-- begin --

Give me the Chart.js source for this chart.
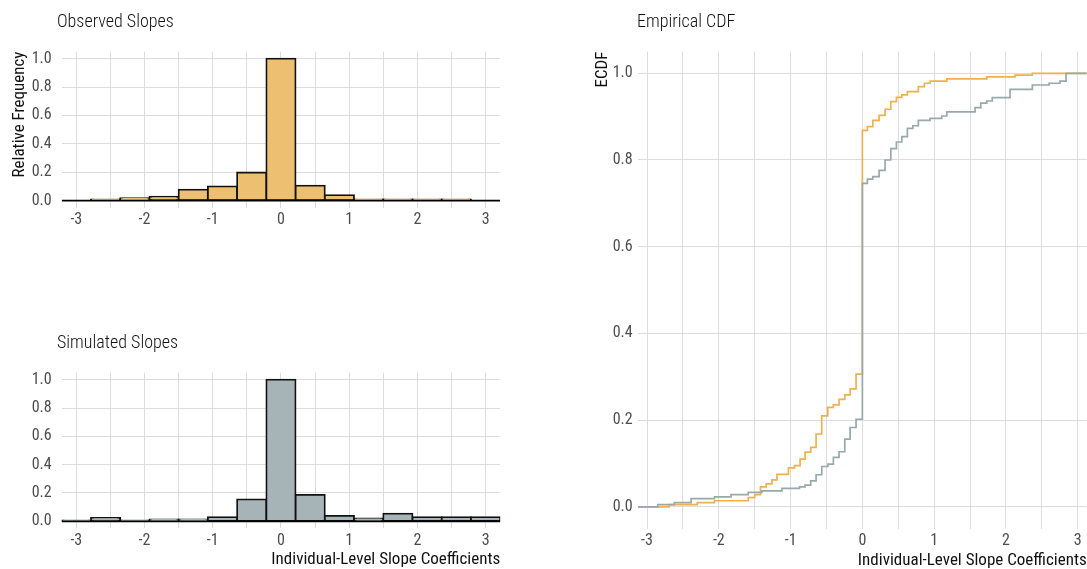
<!DOCTYPE html>
<html>
<head>
<meta charset="utf-8">
<script src="https://cdn.jsdelivr.net/npm/chart.js@4.4.1/dist/chart.umd.min.js"></script>
<style>
  body { margin: 0; background: #fff; width: 1087px; height: 569px; overflow: hidden; }
  .panel { position: absolute; left: 0; top: 0; width: 1087px; height: 569px; }
</style>
</head>
<body>
<div class="panel"><canvas id="observed"></canvas></div>
<div class="panel"><canvas id="simulated"></canvas></div>
<div class="panel"><canvas id="ecdf"></canvas></div>
<script>
/* histogram bins (centers) and relative frequencies */
const binCenters = [-3, -2.571, -2.143, -1.714, -1.286, -0.857, -0.429, 0, 0.429, 0.857, 1.286, 1.714, 2.143, 2.571, 3];
const binWidth = 0.4286;
const observedFreq  = [0, 0.009, 0.018, 0.027, 0.077, 0.100, 0.198, 1.0, 0.106, 0.038, 0.009, 0.009, 0.009, 0.009, 0];
const simulatedFreq = [0.007, 0.024, 0.007, 0.014, 0.014, 0.030, 0.155, 1.0, 0.186, 0.038, 0.021, 0.054, 0.030, 0.030, 0.030];

/* ECDF jumps: x position of each step and ECDF level after it */
const observedStepX = [-2.69, -2.30, -2.06, -1.59, -1.50, -1.42, -1.34, -1.26, -1.19, -1.03, -0.947, -0.868, -0.798, -0.719, -0.645, -0.566, -0.482, -0.404, -0.325, -0.245, -0.171, -0.088, 0, 0.07, 0.145, 0.233, 0.316, 0.396, 0.474, 0.549, 0.627, 0.78, 0.864, 0.943, 1.176, 1.733, 2.127, 2.368];
const observedStepY = [0.005, 0.0095, 0.014, 0.021, 0.028, 0.046, 0.053, 0.062, 0.075, 0.090, 0.095, 0.110, 0.126, 0.137, 0.168, 0.210, 0.2295, 0.235, 0.248, 0.258, 0.272, 0.306, 0.8685, 0.877, 0.8915, 0.903, 0.917, 0.9345, 0.9446, 0.950, 0.9576, 0.969, 0.977, 0.982, 0.987, 0.9915, 0.9958, 1.0];
const simulatedStepX = [-2.85, -2.62, -2.386, -2.06, -1.83, -1.59, -1.40, -1.12, -0.877, -0.80, -0.72, -0.645, -0.566, -0.48, -0.404, -0.325, -0.245, -0.171, -0.088, 0, 0.07, 0.145, 0.233, 0.316, 0.396, 0.474, 0.549, 0.627, 0.703, 0.78, 0.943, 1.106, 1.176, 1.570, 1.649, 1.733, 1.81, 2.057, 2.368, 2.60, 2.753, 2.837];
const simulatedStepY = [0.005, 0.0095, 0.019, 0.023, 0.028, 0.0334, 0.037, 0.0426, 0.046, 0.050, 0.060, 0.074, 0.093, 0.0987, 0.114, 0.127, 0.156, 0.183, 0.202, 0.746, 0.756, 0.7615, 0.776, 0.800, 0.826, 0.8415, 0.854, 0.873, 0.879, 0.8915, 0.896, 0.9015, 0.911, 0.9207, 0.931, 0.936, 0.9438, 0.963, 0.973, 0.977, 0.982, 1.0];
const ecdfRange = [-3.13, 3.125];

/* tick values */
const xGridTicks = [-3, -2.5, -2, -1.5, -1, -0.5, 0, 0.5, 1, 1.5, 2, 2.5, 3];
const yTicks = [0, 0.2, 0.4, 0.6, 0.8, 1.0];

const FONT = "'Roboto Condensed', 'Liberation Sans Narrow', Roboto, sans-serif";
const ORANGE_FILL = '#edbf70';
const GREY_FILL = '#a7b4b7';
const ORANGE_LINE = '#eeb14e';
const GREY_LINE = '#98a9ab';
const GRID = '#dcdcdc';

const panelTitle = {
    id: 'panelTitle',
    afterDraw(chart, args, opts) {
        const ctx = chart.ctx;
        ctx.save();
        ctx.font = `300 18px ${FONT}`;
        ctx.fillStyle = '#111';
        ctx.textBaseline = 'alphabetic';
        ctx.fillText(opts.text, opts.x, opts.y);
        ctx.restore();
    }
};

function xScale(min, max, title, pad, height) {
    return {
        type: 'linear', min: min, max: max, offset: false,
        afterBuildTicks: s => { s.ticks = xGridTicks.map(v => ({ value: v })); },
        afterFit: s => { s.height = height; },
        grid: { color: GRID, lineWidth: 1, drawTicks: false, offset: false },
        border: { display: false },
        ticks: {
            padding: pad, autoSkip: false, maxRotation: 0, color: '#4d4d4d',
            font: { family: FONT, size: 16, weight: 400 },
            callback: v => Number.isInteger(v) ? String(v) : ''
        },
        title: {
            display: !!title, text: title, align: 'end', color: '#111',
            font: { family: FONT, size: 17, weight: 400 }, padding: { top: 0, bottom: -2 }
        }
    };
}

function yScale(title, pad, width) {
    return {
        min: -0.05, max: 1.05,
        afterBuildTicks: s => { s.ticks = yTicks.map(v => ({ value: v })); },
        afterFit: s => { s.width = width; },
        grid: { color: GRID, lineWidth: 1, drawTicks: false },
        border: { display: false },
        ticks: {
            padding: pad, color: '#4d4d4d',
            font: { family: FONT, size: 16, weight: 400 },
            callback: v => v.toFixed(1)
        },
        title: {
            display: !!title, text: title, align: 'end', color: '#111',
            font: { family: FONT, size: 17, weight: 400 }, padding: { top: 0, bottom: 0 }
        }
    };
}

function histogram(id, values, fill, area, title, yTitle, xTitle) {
    const yW = 52, xH = xTitle ? 40 : 30;
    const first = binCenters[0] - binWidth / 2;
    const last = binCenters[binCenters.length - 1] + binWidth / 2;
    new Chart(document.getElementById(id), {
        type: 'bar',
        data: {
            datasets: [{
                type: 'line',
                data: [{ x: first, y: 0 }, { x: last, y: 0 }],
                borderColor: '#000', borderWidth: 1.8, pointRadius: 0
            }, {
                data: binCenters.map((c, i) => ({ x: c, y: values[i] })),
                backgroundColor: fill, borderColor: '#111', borderWidth: 1.8,
                borderSkipped: false, inflateAmount: 0.9,
                barPercentage: 1, categoryPercentage: 1
            }]
        },
        options: {
            responsive: true, maintainAspectRatio: false, animation: false,
            layout: { padding: { left: area.l - yW, top: area.t, right: 1087 - area.r, bottom: 569 - area.b - xH } },
            scales: {
                x: xScale(first, last, xTitle, 3, xH),
                y: yScale(yTitle, 10, yW)
            },
            plugins: {
                legend: { display: false }, tooltip: { enabled: false },
                panelTitle: title
            }
        },
        plugins: [panelTitle]
    });
}

histogram('observed', observedFreq, ORANGE_FILL, { l: 61.7, t: 51.6, r: 500.2, b: 207.7 },
    { text: 'Observed Slopes', x: 57, y: 26.7 }, 'Relative Frequency', '');
histogram('simulated', simulatedFreq, GREY_FILL, { l: 61.7, t: 372.6, r: 500.2, b: 528.4 },
    { text: 'Simulated Slopes', x: 57, y: 347.7 }, '', 'Individual-Level Slope Coefficients');

function ecdfPoints(xs, ys) {
    return [{ x: ecdfRange[0], y: 0 }]
        .concat(xs.map((x, i) => ({ x: x, y: ys[i] })))
        .concat([{ x: ecdfRange[1], y: 1 }]);
}

(function () {
    const area = { l: 637.7, t: 51.6, r: 1086.7, b: 528.5 };
    const yW = 45, xH = 40;
    new Chart(document.getElementById('ecdf'), {
        type: 'line',
        data: {
            datasets: [{
                data: ecdfPoints(simulatedStepX, simulatedStepY),
                borderColor: GREY_LINE, borderWidth: 1.7, stepped: 'before', pointRadius: 0, fill: false
            }, {
                data: ecdfPoints(observedStepX, observedStepY),
                borderColor: ORANGE_LINE, borderWidth: 1.7, stepped: 'before', pointRadius: 0, fill: false
            }]
        },
        options: {
            responsive: true, maintainAspectRatio: false, animation: false,
            layout: { padding: { left: area.l - yW, top: area.t, right: 1087 - area.r, bottom: 569 - area.b - xH } },
            scales: {
                x: xScale(ecdfRange[0], ecdfRange[1], 'Individual-Level Slope Coefficients', 3, xH),
                y: yScale('ECDF', 5, yW)
            },
            plugins: {
                legend: { display: false }, tooltip: { enabled: false },
                panelTitle: { text: 'Empirical CDF', x: 637, y: 26.7 }
            }
        },
        plugins: [panelTitle]
    });
})();
</script>
</body>
</html>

-- end --

WHAT TO PRODUCE. Repeat only what lies between the start of the data and the end of the line containing "const ecdfRange = [-3.13, 3.125];", exactly, with pictures left out.

FINISHED EXERCISE.
Give me the Chart.js source for this chart.
<!DOCTYPE html>
<html>
<head>
<meta charset="utf-8">
<script src="https://cdn.jsdelivr.net/npm/chart.js@4.4.1/dist/chart.umd.min.js"></script>
<style>
  body { margin: 0; background: #fff; width: 1087px; height: 569px; overflow: hidden; }
  .panel { position: absolute; left: 0; top: 0; width: 1087px; height: 569px; }
</style>
</head>
<body>
<div class="panel"><canvas id="observed"></canvas></div>
<div class="panel"><canvas id="simulated"></canvas></div>
<div class="panel"><canvas id="ecdf"></canvas></div>
<script>
/* histogram bins (centers) and relative frequencies */
const binCenters = [-3, -2.571, -2.143, -1.714, -1.286, -0.857, -0.429, 0, 0.429, 0.857, 1.286, 1.714, 2.143, 2.571, 3];
const binWidth = 0.4286;
const observedFreq  = [0, 0.009, 0.018, 0.027, 0.077, 0.100, 0.198, 1.0, 0.106, 0.038, 0.009, 0.009, 0.009, 0.009, 0];
const simulatedFreq = [0.007, 0.024, 0.007, 0.014, 0.014, 0.030, 0.155, 1.0, 0.186, 0.038, 0.021, 0.054, 0.030, 0.030, 0.030];

/* ECDF jumps: x position of each step and ECDF level after it */
const observedStepX = [-2.69, -2.30, -2.06, -1.59, -1.50, -1.42, -1.34, -1.26, -1.19, -1.03, -0.947, -0.868, -0.798, -0.719, -0.645, -0.566, -0.482, -0.404, -0.325, -0.245, -0.171, -0.088, 0, 0.07, 0.145, 0.233, 0.316, 0.396, 0.474, 0.549, 0.627, 0.78, 0.864, 0.943, 1.176, 1.733, 2.127, 2.368];
const observedStepY = [0.005, 0.0095, 0.014, 0.021, 0.028, 0.046, 0.053, 0.062, 0.075, 0.090, 0.095, 0.110, 0.126, 0.137, 0.168, 0.210, 0.2295, 0.235, 0.248, 0.258, 0.272, 0.306, 0.8685, 0.877, 0.8915, 0.903, 0.917, 0.9345, 0.9446, 0.950, 0.9576, 0.969, 0.977, 0.982, 0.987, 0.9915, 0.9958, 1.0];
const simulatedStepX = [-2.85, -2.62, -2.386, -2.06, -1.83, -1.59, -1.40, -1.12, -0.877, -0.80, -0.72, -0.645, -0.566, -0.48, -0.404, -0.325, -0.245, -0.171, -0.088, 0, 0.07, 0.145, 0.233, 0.316, 0.396, 0.474, 0.549, 0.627, 0.703, 0.78, 0.943, 1.106, 1.176, 1.570, 1.649, 1.733, 1.81, 2.057, 2.368, 2.60, 2.753, 2.837];
const simulatedStepY = [0.005, 0.0095, 0.019, 0.023, 0.028, 0.0334, 0.037, 0.0426, 0.046, 0.050, 0.060, 0.074, 0.093, 0.0987, 0.114, 0.127, 0.156, 0.183, 0.202, 0.746, 0.756, 0.7615, 0.776, 0.800, 0.826, 0.8415, 0.854, 0.873, 0.879, 0.8915, 0.896, 0.9015, 0.911, 0.9207, 0.931, 0.936, 0.9438, 0.963, 0.973, 0.977, 0.982, 1.0];
const ecdfRange = [-3.13, 3.125];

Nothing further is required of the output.